Script: workers/scripts/g2p_alignment.py
Output: data/g2p_alignment.json (gitignored)
Inputs: data/cmu/cmudict-0.7b, data/mappings/arpa_to_ipa.json

Testing¶

Hand-curated validation set (~50 words) covering: - Regular patterns ("cat", "dog", "fish") - Multi-char graphemes ("think", "church", "phone") - Silent letters ("knife", "write", "make") - Multi-phoneme graphemes ("box" -> bɑks) - Irregulars ("colonel", "choir", "enough") - Multiple pronunciations ("live", "read", "bass") - Apostrophes ("o'brien", "'bout") - Hyphens ("able-bodied")

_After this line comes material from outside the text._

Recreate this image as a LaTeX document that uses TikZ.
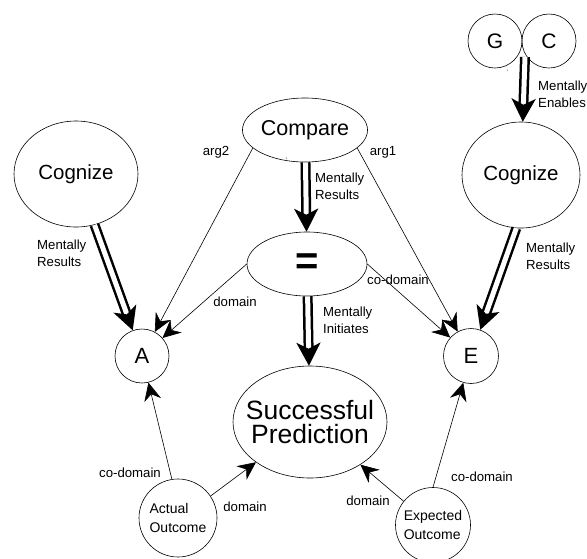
\documentclass[tikz,border=0pt]{standalone}
\usepackage{fontspec}
\setmainfont{Liberation Sans}
\usetikzlibrary{shapes.geometric,arrows.meta}

\begin{document}
\begin{tikzpicture}[x=1pt,y=-1pt,
  oval/.style={draw, ellipse, line width=0.6pt, inner sep=0pt},
  ring/.style={draw, circle, line width=0.6pt, inner sep=0pt},
  big/.style={font=\fontsize{20.5}{24}\selectfont},
  lbl/.style={font=\fontsize{13.2}{17}\selectfont, inner sep=0pt, align=left},
  thinarrow/.style={line width=0.6pt, -{Stealth[length=18pt,width=17pt,inset=6pt]}},
  dblarrow/.style={double, double distance=5pt, line width=2.5pt,
    -{Stealth[length=23pt,width=24pt,inset=6pt]}},
]
\useasboundingbox (0,0) rectangle (587,558);
\fill[white] (0,0) rectangle (587,558);

% event and state nodes
\node[oval, big, minimum width=124pt, minimum height=106pt] (lcog) at (76,174) {Cognize};
\node[oval, big, minimum width=118pt, minimum height=106pt] (rcog) at (521,175) {Cognize};
\node[oval, font=\fontsize{21.5}{24}\selectfont, minimum width=122pt, minimum height=64pt] (cmp) at (305,130) {Compare};
\node[oval, minimum width=120pt, minimum height=64pt, font=\fontsize{40}{40}\bfseries] (eq) at (307,264) {=};
\node[oval, minimum width=154pt, minimum height=112pt] (sp) at (310,422) {};
\node[align=center, inner sep=0pt, font=\fontsize{26.5}{24.5}\selectfont] (sptext) at (sp.center) {Successful\\Prediction};
\node[ring, minimum size=54pt, font=\fontsize{22}{24}\selectfont] (A) at (142,356) {A};
\node[ring, minimum size=55pt, font=\fontsize{22}{24}\selectfont] (E) at (471,356) {E};
\node[ring, minimum size=54pt, font=\fontsize{21}{24}\selectfont] (G) at (495,41) {G};
\node[ring, minimum size=54pt, font=\fontsize{21}{24}\selectfont] (C) at (549,41) {C};
\node[ring, minimum size=78pt, align=left, font=\fontsize{14}{19}\selectfont] (ao) at (178,518) {Actual\\Outcome};
\node[ring, minimum size=75pt, align=left, font=\fontsize{14}{19}\selectfont] (eo) at (433,525) {Expected\\Outcome};
\coordinate (gc) at (525,57);

% mental links
\draw[dblarrow] (gc) -- (rcog);
\draw[dblarrow] (cmp) -- (eq);
\draw[dblarrow] (eq) -- (sp);
\draw[dblarrow] (lcog.290) -- (A);
\draw[dblarrow] (rcog.265) -- (E);

% argument links
\draw[thinarrow] (cmp.199) -- (A);
\draw[thinarrow] (cmp.341) -- (E);
\draw[thinarrow] (eq.west) -- (A);
\draw[thinarrow] (eq.east) -- (E);
\draw[thinarrow] (ao.99) -- (A);
\draw[thinarrow] (ao.34) -- (sp);
\draw[thinarrow] (eo.north) -- (E);
\draw[thinarrow] (eo.141) -- (sp);

% link labels
\node[lbl, anchor=west] (l1) at (538,94) {Mentally\\Enables};
\node[lbl] (l2) at (216,152) {arg2};
\node[lbl] (l3) at (383,152) {arg1};
\node[lbl, anchor=west] (l4) at (315,186) {Mentally\\Results};
\node[lbl, anchor=west] (l5) at (37,253) {Mentally\\Results};
\node[lbl, anchor=west] (l6) at (526,256) {Mentally\\Results};
\node[lbl] (l7) at (235,302) {domain};
\node[lbl, anchor=west] (l8) at (367,280) {co-domain};
\node[lbl, anchor=west] (l9) at (323,320) {Mentally\\Initiates};
\node[lbl] (l10) at (130,473) {co-domain};
\node[lbl] (l11) at (245,507) {domain};
\node[lbl] (l12) at (368,501) {domain};
\node[lbl, anchor=west] (l13) at (451,477) {co-domain};

% stray specks
\draw[line width=0.5pt, gray] (507,69) -- (507.5,71);
\draw[line width=0.5pt, gray] (286,157) -- (286.5,159);
\end{tikzpicture}
\end{document}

Report: % high-confidence alignments, % needing fallback, list of failed words.

Downstream Consumer¶

diffusion-governors' LookupBuilder will be updated (in a separate change) to load this alignment data and use it for subword token phoneme attribution. Given token "th" spanning chars [3:5] in "bartholomew", the lookup projects ["θ"] onto that token instead of looking up "th" as a standalone word.